++++ Records for this exercise

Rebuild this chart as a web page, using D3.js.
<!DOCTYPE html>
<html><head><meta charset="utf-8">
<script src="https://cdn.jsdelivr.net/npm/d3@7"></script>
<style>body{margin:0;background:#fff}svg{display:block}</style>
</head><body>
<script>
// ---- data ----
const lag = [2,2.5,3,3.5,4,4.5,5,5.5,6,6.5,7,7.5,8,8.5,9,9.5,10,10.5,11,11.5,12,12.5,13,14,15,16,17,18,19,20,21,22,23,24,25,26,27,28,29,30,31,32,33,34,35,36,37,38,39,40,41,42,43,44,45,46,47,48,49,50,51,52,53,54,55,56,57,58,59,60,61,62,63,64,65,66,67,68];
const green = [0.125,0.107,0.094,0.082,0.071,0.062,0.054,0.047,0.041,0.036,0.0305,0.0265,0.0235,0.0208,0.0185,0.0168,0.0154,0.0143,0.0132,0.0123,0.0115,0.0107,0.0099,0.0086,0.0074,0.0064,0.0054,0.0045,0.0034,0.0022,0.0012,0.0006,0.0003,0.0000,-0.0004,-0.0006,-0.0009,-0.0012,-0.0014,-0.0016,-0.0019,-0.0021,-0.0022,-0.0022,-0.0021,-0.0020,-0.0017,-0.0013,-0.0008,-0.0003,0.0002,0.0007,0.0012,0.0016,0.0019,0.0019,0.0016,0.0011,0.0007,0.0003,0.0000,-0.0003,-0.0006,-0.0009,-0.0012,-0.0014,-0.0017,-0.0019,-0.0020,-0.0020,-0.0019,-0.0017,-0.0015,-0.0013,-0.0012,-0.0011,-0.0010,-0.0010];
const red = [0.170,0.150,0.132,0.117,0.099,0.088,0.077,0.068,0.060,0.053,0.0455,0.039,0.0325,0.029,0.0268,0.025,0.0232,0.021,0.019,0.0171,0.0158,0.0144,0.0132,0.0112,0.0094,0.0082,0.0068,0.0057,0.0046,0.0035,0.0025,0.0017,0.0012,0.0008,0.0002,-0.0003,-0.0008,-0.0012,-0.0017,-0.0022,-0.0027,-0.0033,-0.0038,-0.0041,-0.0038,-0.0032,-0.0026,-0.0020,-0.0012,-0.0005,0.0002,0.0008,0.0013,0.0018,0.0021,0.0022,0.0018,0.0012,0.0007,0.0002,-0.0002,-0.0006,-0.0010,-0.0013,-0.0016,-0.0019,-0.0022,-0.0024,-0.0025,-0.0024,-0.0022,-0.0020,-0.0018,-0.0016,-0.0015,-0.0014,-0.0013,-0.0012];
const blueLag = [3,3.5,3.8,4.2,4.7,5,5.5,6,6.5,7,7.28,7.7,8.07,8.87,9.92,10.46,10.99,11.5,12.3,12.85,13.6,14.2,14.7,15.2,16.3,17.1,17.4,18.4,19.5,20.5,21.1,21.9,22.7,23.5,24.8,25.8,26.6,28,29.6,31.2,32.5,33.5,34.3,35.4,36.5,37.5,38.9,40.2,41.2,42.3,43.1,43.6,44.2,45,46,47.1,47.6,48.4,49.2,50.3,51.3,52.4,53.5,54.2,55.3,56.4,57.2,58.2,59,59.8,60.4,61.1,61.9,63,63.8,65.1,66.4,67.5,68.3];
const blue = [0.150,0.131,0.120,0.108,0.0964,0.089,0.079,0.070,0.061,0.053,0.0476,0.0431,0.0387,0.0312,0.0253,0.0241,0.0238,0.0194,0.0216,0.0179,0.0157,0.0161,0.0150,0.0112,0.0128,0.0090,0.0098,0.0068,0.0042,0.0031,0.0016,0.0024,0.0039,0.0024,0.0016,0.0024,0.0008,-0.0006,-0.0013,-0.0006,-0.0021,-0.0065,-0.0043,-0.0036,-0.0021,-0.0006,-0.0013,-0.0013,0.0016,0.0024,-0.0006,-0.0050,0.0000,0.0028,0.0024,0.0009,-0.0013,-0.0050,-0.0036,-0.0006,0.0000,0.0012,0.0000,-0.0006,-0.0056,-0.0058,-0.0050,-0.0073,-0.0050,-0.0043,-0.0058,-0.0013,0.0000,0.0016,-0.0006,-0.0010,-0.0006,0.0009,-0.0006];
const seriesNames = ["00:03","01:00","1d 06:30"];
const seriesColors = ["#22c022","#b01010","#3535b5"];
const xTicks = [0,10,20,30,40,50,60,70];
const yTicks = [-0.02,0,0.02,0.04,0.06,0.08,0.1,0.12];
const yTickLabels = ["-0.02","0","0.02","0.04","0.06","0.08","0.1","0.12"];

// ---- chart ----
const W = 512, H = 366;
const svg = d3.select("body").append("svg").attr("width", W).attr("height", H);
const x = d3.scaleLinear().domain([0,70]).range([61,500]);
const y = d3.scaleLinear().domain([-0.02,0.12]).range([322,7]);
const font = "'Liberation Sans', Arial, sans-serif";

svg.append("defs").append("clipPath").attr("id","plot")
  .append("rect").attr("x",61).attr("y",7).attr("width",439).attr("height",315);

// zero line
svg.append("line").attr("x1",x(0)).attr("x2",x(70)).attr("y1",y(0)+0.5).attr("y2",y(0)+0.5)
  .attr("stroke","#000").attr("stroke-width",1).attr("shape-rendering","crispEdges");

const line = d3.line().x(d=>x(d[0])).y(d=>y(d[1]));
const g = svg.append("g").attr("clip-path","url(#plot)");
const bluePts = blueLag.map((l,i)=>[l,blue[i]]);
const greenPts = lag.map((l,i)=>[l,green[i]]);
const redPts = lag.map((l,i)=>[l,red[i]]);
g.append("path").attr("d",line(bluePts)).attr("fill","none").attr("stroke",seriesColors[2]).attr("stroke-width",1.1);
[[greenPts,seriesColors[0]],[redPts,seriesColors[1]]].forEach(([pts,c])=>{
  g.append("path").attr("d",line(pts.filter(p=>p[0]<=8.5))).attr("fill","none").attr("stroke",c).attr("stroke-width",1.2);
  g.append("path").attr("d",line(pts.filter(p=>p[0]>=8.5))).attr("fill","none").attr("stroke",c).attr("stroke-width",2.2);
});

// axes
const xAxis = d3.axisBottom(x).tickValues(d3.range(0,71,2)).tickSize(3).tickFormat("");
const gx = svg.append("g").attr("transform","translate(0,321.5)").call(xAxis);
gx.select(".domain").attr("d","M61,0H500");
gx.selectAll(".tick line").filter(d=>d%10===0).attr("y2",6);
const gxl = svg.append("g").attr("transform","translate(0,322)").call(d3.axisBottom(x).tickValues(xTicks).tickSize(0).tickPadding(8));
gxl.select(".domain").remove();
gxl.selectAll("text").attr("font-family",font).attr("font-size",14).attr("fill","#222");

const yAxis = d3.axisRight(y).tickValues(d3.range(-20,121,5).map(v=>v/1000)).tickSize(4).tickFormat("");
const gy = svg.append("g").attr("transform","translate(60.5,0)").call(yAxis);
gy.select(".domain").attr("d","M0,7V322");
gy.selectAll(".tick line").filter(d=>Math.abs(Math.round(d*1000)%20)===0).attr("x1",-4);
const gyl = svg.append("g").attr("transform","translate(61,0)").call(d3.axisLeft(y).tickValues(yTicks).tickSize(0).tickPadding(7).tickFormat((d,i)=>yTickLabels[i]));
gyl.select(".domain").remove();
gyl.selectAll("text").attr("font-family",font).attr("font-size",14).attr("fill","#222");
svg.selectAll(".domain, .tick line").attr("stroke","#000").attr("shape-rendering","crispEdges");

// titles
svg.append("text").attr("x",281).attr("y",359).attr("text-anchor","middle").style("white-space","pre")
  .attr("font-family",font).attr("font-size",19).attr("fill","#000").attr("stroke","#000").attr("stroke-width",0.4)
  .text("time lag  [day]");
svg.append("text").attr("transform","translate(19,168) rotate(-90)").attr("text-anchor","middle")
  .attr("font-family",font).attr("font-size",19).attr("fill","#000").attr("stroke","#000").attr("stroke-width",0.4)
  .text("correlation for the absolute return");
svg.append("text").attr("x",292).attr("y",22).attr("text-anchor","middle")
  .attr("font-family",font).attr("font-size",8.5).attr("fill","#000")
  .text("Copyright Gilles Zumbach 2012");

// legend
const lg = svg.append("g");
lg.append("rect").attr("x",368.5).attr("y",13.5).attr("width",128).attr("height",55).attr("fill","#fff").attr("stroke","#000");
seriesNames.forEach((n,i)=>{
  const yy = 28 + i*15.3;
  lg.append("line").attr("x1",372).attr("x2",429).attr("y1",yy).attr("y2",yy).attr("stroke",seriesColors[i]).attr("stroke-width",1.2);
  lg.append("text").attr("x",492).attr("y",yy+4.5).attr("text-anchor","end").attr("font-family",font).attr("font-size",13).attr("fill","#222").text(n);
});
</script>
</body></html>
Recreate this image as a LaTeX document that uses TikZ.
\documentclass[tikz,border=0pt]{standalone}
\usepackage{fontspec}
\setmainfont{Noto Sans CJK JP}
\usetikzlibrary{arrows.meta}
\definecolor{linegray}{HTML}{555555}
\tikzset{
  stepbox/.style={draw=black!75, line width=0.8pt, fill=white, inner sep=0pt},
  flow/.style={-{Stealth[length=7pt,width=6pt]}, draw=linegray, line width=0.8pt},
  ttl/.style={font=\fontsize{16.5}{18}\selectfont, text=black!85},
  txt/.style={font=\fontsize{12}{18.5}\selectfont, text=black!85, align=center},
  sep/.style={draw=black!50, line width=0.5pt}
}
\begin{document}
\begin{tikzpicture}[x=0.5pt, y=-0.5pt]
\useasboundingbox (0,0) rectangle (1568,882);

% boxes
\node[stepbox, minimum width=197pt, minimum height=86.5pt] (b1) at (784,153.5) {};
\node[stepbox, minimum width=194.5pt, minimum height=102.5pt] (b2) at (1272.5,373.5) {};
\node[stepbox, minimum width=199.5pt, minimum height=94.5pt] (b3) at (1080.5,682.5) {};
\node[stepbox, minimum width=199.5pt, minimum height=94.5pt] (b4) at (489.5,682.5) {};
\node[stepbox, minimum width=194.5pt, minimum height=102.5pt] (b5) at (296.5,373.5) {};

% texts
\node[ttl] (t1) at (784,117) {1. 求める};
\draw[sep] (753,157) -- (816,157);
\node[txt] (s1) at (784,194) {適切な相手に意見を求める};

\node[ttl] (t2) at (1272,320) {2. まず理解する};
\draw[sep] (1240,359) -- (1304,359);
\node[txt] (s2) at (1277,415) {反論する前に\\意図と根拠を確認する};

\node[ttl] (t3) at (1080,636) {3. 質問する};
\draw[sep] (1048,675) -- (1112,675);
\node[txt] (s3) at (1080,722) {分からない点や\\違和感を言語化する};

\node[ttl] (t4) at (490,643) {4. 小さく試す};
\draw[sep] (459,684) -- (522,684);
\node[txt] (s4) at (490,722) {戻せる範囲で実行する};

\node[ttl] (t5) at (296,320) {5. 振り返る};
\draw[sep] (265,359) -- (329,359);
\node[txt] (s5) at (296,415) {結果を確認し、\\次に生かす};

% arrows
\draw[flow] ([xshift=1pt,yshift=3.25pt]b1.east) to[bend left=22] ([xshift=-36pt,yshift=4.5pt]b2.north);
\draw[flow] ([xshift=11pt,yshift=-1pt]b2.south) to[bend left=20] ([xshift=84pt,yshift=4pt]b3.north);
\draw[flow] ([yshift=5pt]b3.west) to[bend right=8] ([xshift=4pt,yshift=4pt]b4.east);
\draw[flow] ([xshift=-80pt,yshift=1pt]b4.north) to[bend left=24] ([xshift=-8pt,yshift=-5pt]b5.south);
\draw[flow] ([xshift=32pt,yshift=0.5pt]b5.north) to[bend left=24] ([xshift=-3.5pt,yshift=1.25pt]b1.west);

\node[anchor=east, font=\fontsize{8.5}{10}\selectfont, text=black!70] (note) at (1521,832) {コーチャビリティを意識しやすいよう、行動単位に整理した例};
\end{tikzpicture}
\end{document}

++++++++
++++ Records for this exercise

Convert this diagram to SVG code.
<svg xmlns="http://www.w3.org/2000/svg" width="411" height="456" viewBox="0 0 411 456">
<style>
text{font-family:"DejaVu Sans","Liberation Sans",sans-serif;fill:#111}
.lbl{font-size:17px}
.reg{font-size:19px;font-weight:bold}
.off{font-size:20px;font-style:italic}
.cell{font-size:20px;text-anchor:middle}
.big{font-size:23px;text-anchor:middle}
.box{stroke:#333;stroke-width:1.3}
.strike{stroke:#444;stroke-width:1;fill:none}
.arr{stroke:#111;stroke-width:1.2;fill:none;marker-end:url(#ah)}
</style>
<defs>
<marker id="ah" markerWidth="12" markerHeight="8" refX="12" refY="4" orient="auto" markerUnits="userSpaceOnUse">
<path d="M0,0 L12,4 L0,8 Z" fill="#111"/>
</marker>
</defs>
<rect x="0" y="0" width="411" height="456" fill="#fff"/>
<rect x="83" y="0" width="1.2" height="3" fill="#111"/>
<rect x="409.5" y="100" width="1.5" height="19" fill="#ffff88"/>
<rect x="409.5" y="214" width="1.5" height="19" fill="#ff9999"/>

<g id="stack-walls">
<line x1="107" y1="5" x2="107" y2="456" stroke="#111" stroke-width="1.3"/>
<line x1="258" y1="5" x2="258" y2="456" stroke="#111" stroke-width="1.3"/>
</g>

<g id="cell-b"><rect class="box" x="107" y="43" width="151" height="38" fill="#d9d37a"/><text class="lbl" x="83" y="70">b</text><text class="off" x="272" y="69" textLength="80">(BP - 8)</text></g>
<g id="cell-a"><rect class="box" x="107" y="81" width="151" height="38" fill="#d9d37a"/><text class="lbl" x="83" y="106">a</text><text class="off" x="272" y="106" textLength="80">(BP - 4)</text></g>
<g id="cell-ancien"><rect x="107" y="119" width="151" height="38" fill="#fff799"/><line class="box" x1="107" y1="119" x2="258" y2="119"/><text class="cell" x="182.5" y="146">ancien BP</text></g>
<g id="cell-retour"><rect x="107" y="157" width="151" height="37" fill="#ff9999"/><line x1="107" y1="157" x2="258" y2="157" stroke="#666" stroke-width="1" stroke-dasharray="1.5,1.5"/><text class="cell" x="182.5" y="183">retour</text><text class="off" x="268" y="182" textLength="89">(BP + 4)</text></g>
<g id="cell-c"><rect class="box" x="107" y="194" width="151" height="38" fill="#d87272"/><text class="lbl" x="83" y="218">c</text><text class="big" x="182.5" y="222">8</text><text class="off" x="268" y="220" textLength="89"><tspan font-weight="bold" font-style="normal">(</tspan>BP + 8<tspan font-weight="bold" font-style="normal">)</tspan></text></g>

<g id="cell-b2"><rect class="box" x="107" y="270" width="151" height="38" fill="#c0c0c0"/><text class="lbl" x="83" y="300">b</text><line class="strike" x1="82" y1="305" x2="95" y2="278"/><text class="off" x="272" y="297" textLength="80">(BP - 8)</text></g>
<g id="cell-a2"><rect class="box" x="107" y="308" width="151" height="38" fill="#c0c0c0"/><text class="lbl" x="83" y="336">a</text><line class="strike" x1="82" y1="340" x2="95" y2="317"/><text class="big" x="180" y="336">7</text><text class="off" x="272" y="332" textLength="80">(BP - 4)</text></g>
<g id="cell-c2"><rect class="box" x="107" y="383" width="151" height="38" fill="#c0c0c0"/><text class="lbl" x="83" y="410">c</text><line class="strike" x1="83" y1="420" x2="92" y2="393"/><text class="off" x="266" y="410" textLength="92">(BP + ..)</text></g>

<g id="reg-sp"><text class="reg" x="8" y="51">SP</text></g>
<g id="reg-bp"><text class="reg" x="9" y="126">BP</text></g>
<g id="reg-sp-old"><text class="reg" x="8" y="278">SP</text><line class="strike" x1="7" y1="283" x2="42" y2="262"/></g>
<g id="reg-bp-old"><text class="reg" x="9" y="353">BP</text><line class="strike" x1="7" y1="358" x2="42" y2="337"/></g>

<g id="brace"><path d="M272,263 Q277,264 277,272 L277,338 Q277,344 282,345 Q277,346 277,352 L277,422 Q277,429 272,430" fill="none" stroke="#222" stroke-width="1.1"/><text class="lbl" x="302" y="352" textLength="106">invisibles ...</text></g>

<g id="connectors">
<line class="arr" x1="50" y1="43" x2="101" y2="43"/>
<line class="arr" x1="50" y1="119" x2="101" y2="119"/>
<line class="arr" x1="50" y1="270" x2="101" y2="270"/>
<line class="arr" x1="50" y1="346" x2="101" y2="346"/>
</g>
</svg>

++++++++

### Do this
From the records above, repeat exactly the lines from the one with "Recreate this image" through the one with "(0,0) rectangle (1568,882);", both included.

### Written answer
Recreate this image as a LaTeX document that uses TikZ.
\documentclass[tikz,border=0pt]{standalone}
\usepackage{fontspec}
\setmainfont{Noto Sans CJK JP}
\usetikzlibrary{arrows.meta}
\definecolor{linegray}{HTML}{555555}
\tikzset{
  stepbox/.style={draw=black!75, line width=0.8pt, fill=white, inner sep=0pt},
  flow/.style={-{Stealth[length=7pt,width=6pt]}, draw=linegray, line width=0.8pt},
  ttl/.style={font=\fontsize{16.5}{18}\selectfont, text=black!85},
  txt/.style={font=\fontsize{12}{18.5}\selectfont, text=black!85, align=center},
  sep/.style={draw=black!50, line width=0.5pt}
}
\begin{document}
\begin{tikzpicture}[x=0.5pt, y=-0.5pt]
\useasboundingbox (0,0) rectangle (1568,882);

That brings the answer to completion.